Nicky Foreman b. 1970

Works
Biography

Nicky Foreman was born in Waitara in 1970 and graduated from Elam School of Fine Arts, Auckland in 1992.

 

Foreman has exhibited regularly in Auckland, New Plymouth, Wellington and Christchurch. She completed a three-month residency and exhibition in Vallauris, France in 2005 and has also exhibited in St Tropez, France.

 

Foreman’s work is often concerned with taking everyday mundane objects and resetting them, so they can be viewed as precious and beautiful. Her work can be viewed in two ways, as small icon-like pieces and as a work in its entirety. The difficulty in this is to create an innate sense of balance, wherein the viewer's eye is not pulled in any one direction, but rather "floats" across the surface picking up different aspects.

 

Foreman uses oil paint with an assemblage of other materials. She manipulates her materials and invents for herself new techniques that evolve through her everyday practice, giving a sense of alchemy to her artwork. Using gold, silver and copper leaf, wax, inks, and shellacs, she engenders tactile historical surfaces.

 

Gabrielle Amodeo states of Foreman’s work;

 

The most overwhelming feature of Foreman's recent work is the residence it takes up between Taranaki and the south of France, the collision of two landscapes.

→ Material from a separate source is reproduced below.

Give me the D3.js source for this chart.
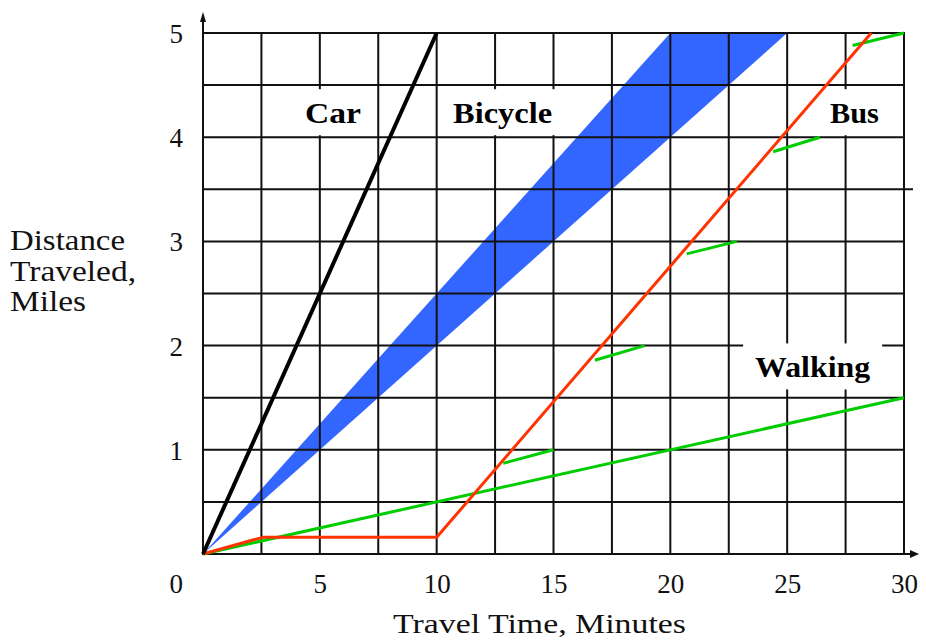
<!DOCTYPE html>
<html><head><meta charset="utf-8">
<script src="https://cdn.jsdelivr.net/npm/d3@7"></script>
<style>body{margin:0;background:#fff} svg{display:block}</style>
</head><body><svg id="c" width="926" height="640"></svg>
<script>
// ---- data ----
const timeTicks = [5, 10, 15, 20, 25, 30];
const distTicks = [1, 2, 3, 4, 5];
const gridTimes = [0, 2.5, 5, 7.5, 10, 12.5, 15, 17.5, 20, 22.5, 25, 27.5, 30];
const gridDists = [0, 0.5, 1, 1.5, 2, 2.5, 3, 3.5, 4, 4.5, 5];
const carLine = [[0, 0], [10, 5]];
const bikeBand = [[0, 0], [20, 5], [25, 5]];
const walkLine = [[0, 0], [30, 1.5]];
const busLine = [[0, 0], [2.55, 0.16], [10, 0.16], [28.6, 5]];
const busWalks = [
  [[12.85, 0.87], [15, 1.0]],
  [[16.77, 1.86], [18.9, 2.0]],
  [[20.7, 2.88], [22.85, 3.0]],
  [[24.4, 3.86], [26.4, 4.0]],
  [[27.8, 4.88], [30, 5.0]]
];
const labelTexts = ["Car", "Bicycle", "Bus", "Walking"];
const labelTimes = [5.56, 12.82, 27.88, 26.09];
const labelDists = [4.24, 4.24, 4.24, 1.80];
const xTitle = "Travel Time, Minutes";
const yTitle = ["Distance", "Traveled,", "Miles"];

// ---- layout ----
const svg = d3.select("#c");
const x = d3.scaleLinear().domain([0, 30]).range([203, 904]);
const y = d3.scaleLinear().domain([0, 5]).range([554, 33]);
const labelWidths = {"Car": 56, "Bicycle": 99, "Bus": 49, "Walking": 115};
const serif = "'Liberation Serif', 'Times New Roman', serif";
const line = d3.line().x(d => x(d[0])).y(d => y(d[1]));

// bicycle band
svg.append("path").attr("d", line(bikeBand) + "Z").attr("fill", "#3366ff");

// grid
const grid = svg.append("g").attr("stroke", "#111").attr("stroke-width", 2);
grid.selectAll("line.v").data(gridTimes).join("line").attr("class", "v")
  .attr("x1", d => x(d)).attr("x2", d => x(d)).attr("y1", y(0) + 1).attr("y2", y(5) - 1);
grid.selectAll("line.h").data(gridDists).join("line").attr("class", "h")
  .attr("y1", d => y(d)).attr("y2", d => y(d)).attr("x1", x(0) - 1)
  .attr("x2", d => d === 0 ? 914 : (d === 3.5 ? 913 : x(30) + 1));
// axis extensions with small arrowheads
grid.append("line").attr("x1", x(0)).attr("x2", x(0)).attr("y1", y(5)).attr("y2", 15);
svg.append("path").attr("d", `M${x(0)-3},22 L${x(0)},12 L${x(0)+3},22 Z`).attr("fill", "#111");
svg.append("path").attr("d", `M910,${y(0)-4} L919,${y(0)} L910,${y(0)+4} Z`).attr("fill", "#111");

// label boxes (white) that interrupt the grid
const labG = svg.append("g");
const labs = labelTexts.map((t, i) => ({text: t, cx: x(labelTimes[i]), cy: y(labelDists[i])}));
labG.selectAll("rect").data(labs).join("rect")
  .attr("x", d => d.cx - labelWidths[d.text] / 2 - 12)
  .attr("width", d => labelWidths[d.text] + 24)
  .attr("y", d => d.cy - 23).attr("height", 46)
  .attr("fill", "#fff");

// lines
const lw = svg.append("g").attr("fill", "none").attr("stroke-linejoin", "round");
lw.append("path").attr("d", line(walkLine)).attr("stroke", "#00cc00").attr("stroke-width", 3);
busWalks.forEach(s => lw.append("path").attr("d", line(s)).attr("stroke", "#00cc00").attr("stroke-width", 3));
lw.append("path").attr("d", line(busLine)).attr("stroke", "#ff3300").attr("stroke-width", 3);
lw.append("path").attr("d", line(carLine)).attr("stroke", "#000").attr("stroke-width", 4);

// labels
labG.selectAll("text").data(labs).join("text")
  .attr("x", d => d.cx).attr("y", d => d.cy + 10.5)
  .attr("text-anchor", "middle")
  .attr("textLength", d => labelWidths[d.text]).attr("lengthAdjust", "spacingAndGlyphs")
  .attr("font-family", serif).attr("font-weight", "bold").attr("font-size", 30)
  .text(d => d.text);

// tick labels via axes
const xAxis = svg.append("g").attr("transform", `translate(0,${y(0)})`)
  .call(d3.axisBottom(x).tickValues(timeTicks).tickSize(0).tickPadding(0).tickFormat(d3.format("d")));
xAxis.select(".domain").remove();
xAxis.selectAll("text").attr("dy", null).attr("y", 39);
const yAxis = svg.append("g").attr("transform", `translate(183,0)`)
  .call(d3.axisLeft(y).tickValues(distTicks).tickSize(0).tickPadding(0).tickFormat(d3.format("d")));
yAxis.select(".domain").remove();
yAxis.selectAll("text").attr("dy", null).attr("y", 9.5);
svg.append("text").attr("x", 183).attr("y", 593).attr("text-anchor", "end").text("0")
  .attr("class", "zero");
svg.selectAll(".tick text, text.zero").attr("font-family", serif).attr("font-size", 27).attr("fill", "#111");

// axis titles
svg.append("text").attr("x", 393).attr("y", 633).attr("textLength", 293).attr("lengthAdjust", "spacingAndGlyphs")
  .attr("font-family", serif).attr("font-size", 28).attr("fill", "#111").text(xTitle);
const yLens = [115, 126, 76];
svg.selectAll("text.yt").data(yTitle).join("text").attr("class", "yt")
  .attr("x", 10).attr("y", (d, i) => 250 + i * 30.5)
  .attr("textLength", (d, i) => yLens[i]).attr("lengthAdjust", "spacingAndGlyphs")
  .attr("font-family", serif).attr("font-size", 29).attr("fill", "#111").text(d => d);
</script></body></html>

Foreman has a deep connection to both landscapes, but it is the type of romantic connection born out of distance and separation. The bond she has comes from brief stints of travel, and the memories she carries back home. It is the quixotic connection of travel: time enough to fall in love or re-kindle an old passion, but not a marriage as such, not a full and immersive relationship. The Taranaki landscape becomes an old and grizzled lover waiting at home, whereas the French landscape sweeps her off her feet with its bright hues and soft light’.